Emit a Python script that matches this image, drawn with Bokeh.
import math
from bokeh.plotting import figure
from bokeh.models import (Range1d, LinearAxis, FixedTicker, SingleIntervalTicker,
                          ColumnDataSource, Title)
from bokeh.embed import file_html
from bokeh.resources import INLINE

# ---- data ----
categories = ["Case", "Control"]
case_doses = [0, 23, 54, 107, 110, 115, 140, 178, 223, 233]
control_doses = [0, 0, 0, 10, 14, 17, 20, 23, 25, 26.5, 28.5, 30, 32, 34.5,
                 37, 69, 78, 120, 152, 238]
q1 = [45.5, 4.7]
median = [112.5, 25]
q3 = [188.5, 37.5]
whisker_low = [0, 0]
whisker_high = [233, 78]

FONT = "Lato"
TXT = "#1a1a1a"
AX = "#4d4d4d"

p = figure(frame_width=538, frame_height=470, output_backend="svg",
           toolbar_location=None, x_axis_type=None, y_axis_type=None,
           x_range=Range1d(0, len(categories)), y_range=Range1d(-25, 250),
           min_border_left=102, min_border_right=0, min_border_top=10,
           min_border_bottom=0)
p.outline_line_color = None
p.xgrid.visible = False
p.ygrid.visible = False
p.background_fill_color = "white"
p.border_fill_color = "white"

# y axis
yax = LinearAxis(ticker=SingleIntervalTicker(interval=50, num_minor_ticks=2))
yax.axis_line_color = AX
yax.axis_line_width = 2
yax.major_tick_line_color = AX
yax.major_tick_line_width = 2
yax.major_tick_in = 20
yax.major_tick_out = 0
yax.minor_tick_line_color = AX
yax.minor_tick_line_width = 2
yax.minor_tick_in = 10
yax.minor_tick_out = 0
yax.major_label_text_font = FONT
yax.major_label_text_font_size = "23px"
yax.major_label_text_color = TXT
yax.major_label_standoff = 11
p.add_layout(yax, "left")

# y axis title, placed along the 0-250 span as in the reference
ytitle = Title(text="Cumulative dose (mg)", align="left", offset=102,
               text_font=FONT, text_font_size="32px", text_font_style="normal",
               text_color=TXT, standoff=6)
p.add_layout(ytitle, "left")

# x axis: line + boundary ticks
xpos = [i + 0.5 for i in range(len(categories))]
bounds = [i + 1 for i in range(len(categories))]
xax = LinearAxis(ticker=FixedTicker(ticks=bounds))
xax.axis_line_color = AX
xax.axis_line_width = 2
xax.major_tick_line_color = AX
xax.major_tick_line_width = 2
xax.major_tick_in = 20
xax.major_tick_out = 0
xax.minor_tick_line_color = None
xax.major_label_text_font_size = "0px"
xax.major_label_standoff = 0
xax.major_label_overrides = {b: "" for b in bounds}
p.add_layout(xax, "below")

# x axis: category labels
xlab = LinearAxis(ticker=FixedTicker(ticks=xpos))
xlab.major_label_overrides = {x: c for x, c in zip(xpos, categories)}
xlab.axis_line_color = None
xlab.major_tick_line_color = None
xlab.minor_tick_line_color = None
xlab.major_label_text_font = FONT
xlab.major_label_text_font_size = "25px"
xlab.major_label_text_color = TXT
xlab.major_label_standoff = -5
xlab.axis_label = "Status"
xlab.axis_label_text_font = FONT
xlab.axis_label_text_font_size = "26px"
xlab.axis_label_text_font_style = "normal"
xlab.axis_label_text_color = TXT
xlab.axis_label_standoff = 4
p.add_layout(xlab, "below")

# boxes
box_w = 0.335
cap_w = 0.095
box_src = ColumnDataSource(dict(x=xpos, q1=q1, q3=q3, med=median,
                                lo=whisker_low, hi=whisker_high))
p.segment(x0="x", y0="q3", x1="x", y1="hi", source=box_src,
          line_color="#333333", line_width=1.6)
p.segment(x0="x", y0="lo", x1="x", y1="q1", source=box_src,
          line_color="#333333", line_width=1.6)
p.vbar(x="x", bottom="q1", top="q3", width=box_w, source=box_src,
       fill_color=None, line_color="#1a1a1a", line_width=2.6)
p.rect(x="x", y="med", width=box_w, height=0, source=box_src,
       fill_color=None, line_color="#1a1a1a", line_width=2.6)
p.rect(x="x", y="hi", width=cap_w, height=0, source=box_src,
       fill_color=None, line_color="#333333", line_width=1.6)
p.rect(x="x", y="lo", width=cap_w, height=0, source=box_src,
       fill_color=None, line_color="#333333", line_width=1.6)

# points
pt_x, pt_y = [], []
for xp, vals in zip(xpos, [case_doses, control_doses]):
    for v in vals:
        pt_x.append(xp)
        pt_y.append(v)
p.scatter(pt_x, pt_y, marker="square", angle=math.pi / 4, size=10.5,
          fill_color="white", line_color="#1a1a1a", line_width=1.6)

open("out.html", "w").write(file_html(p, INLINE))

Set problem> Each line of the material above needs to be quoted exactly, please.

Response>
Emit a Python script that matches this image, drawn with Bokeh.
import math
from bokeh.plotting import figure
from bokeh.models import (Range1d, LinearAxis, FixedTicker, SingleIntervalTicker,
                          ColumnDataSource, Title)
from bokeh.embed import file_html
from bokeh.resources import INLINE

# ---- data ----
categories = ["Case", "Control"]
case_doses = [0, 23, 54, 107, 110, 115, 140, 178, 223, 233]
control_doses = [0, 0, 0, 10, 14, 17, 20, 23, 25, 26.5, 28.5, 30, 32, 34.5,
                 37, 69, 78, 120, 152, 238]
q1 = [45.5, 4.7]
median = [112.5, 25]
q3 = [188.5, 37.5]
whisker_low = [0, 0]
whisker_high = [233, 78]

FONT = "Lato"
TXT = "#1a1a1a"
AX = "#4d4d4d"

p = figure(frame_width=538, frame_height=470, output_backend="svg",
           toolbar_location=None, x_axis_type=None, y_axis_type=None,
           x_range=Range1d(0, len(categories)), y_range=Range1d(-25, 250),
           min_border_left=102, min_border_right=0, min_border_top=10,
           min_border_bottom=0)
p.outline_line_color = None
p.xgrid.visible = False
p.ygrid.visible = False
p.background_fill_color = "white"
p.border_fill_color = "white"

# y axis
yax = LinearAxis(ticker=SingleIntervalTicker(interval=50, num_minor_ticks=2))
yax.axis_line_color = AX
yax.axis_line_width = 2
yax.major_tick_line_color = AX
yax.major_tick_line_width = 2
yax.major_tick_in = 20
yax.major_tick_out = 0
yax.minor_tick_line_color = AX
yax.minor_tick_line_width = 2
yax.minor_tick_in = 10
yax.minor_tick_out = 0
yax.major_label_text_font = FONT
yax.major_label_text_font_size = "23px"
yax.major_label_text_color = TXT
yax.major_label_standoff = 11
p.add_layout(yax, "left")

# y axis title, placed along the 0-250 span as in the reference
ytitle = Title(text="Cumulative dose (mg)", align="left", offset=102,
               text_font=FONT, text_font_size="32px", text_font_style="normal",
               text_color=TXT, standoff=6)
p.add_layout(ytitle, "left")

# x axis: line + boundary ticks
xpos = [i + 0.5 for i in range(len(categories))]
bounds = [i + 1 for i in range(len(categories))]
xax = LinearAxis(ticker=FixedTicker(ticks=bounds))
xax.axis_line_color = AX
xax.axis_line_width = 2
xax.major_tick_line_color = AX
xax.major_tick_line_width = 2
xax.major_tick_in = 20
xax.major_tick_out = 0
xax.minor_tick_line_color = None
xax.major_label_text_font_size = "0px"
xax.major_label_standoff = 0
xax.major_label_overrides = {b: "" for b in bounds}
p.add_layout(xax, "below")

# x axis: category labels
xlab = LinearAxis(ticker=FixedTicker(ticks=xpos))
xlab.major_label_overrides = {x: c for x, c in zip(xpos, categories)}
xlab.axis_line_color = None
xlab.major_tick_line_color = None
xlab.minor_tick_line_color = None
xlab.major_label_text_font = FONT
xlab.major_label_text_font_size = "25px"
xlab.major_label_text_color = TXT
xlab.major_label_standoff = -5
xlab.axis_label = "Status"
xlab.axis_label_text_font = FONT
xlab.axis_label_text_font_size = "26px"
xlab.axis_label_text_font_style = "normal"
xlab.axis_label_text_color = TXT
xlab.axis_label_standoff = 4
p.add_layout(xlab, "below")

# boxes
box_w = 0.335
cap_w = 0.095
box_src = ColumnDataSource(dict(x=xpos, q1=q1, q3=q3, med=median,
                                lo=whisker_low, hi=whisker_high))
p.segment(x0="x", y0="q3", x1="x", y1="hi", source=box_src,
          line_color="#333333", line_width=1.6)
p.segment(x0="x", y0="lo", x1="x", y1="q1", source=box_src,
          line_color="#333333", line_width=1.6)
p.vbar(x="x", bottom="q1", top="q3", width=box_w, source=box_src,
       fill_color=None, line_color="#1a1a1a", line_width=2.6)
p.rect(x="x", y="med", width=box_w, height=0, source=box_src,
       fill_color=None, line_color="#1a1a1a", line_width=2.6)
p.rect(x="x", y="hi", width=cap_w, height=0, source=box_src,
       fill_color=None, line_color="#333333", line_width=1.6)
p.rect(x="x", y="lo", width=cap_w, height=0, source=box_src,
       fill_color=None, line_color="#333333", line_width=1.6)

# points
pt_x, pt_y = [], []
for xp, vals in zip(xpos, [case_doses, control_doses]):
    for v in vals:
        pt_x.append(xp)
        pt_y.append(v)
p.scatter(pt_x, pt_y, marker="square", angle=math.pi / 4, size=10.5,
          fill_color="white", line_color="#1a1a1a", line_width=1.6)

open("out.html", "w").write(file_html(p, INLINE))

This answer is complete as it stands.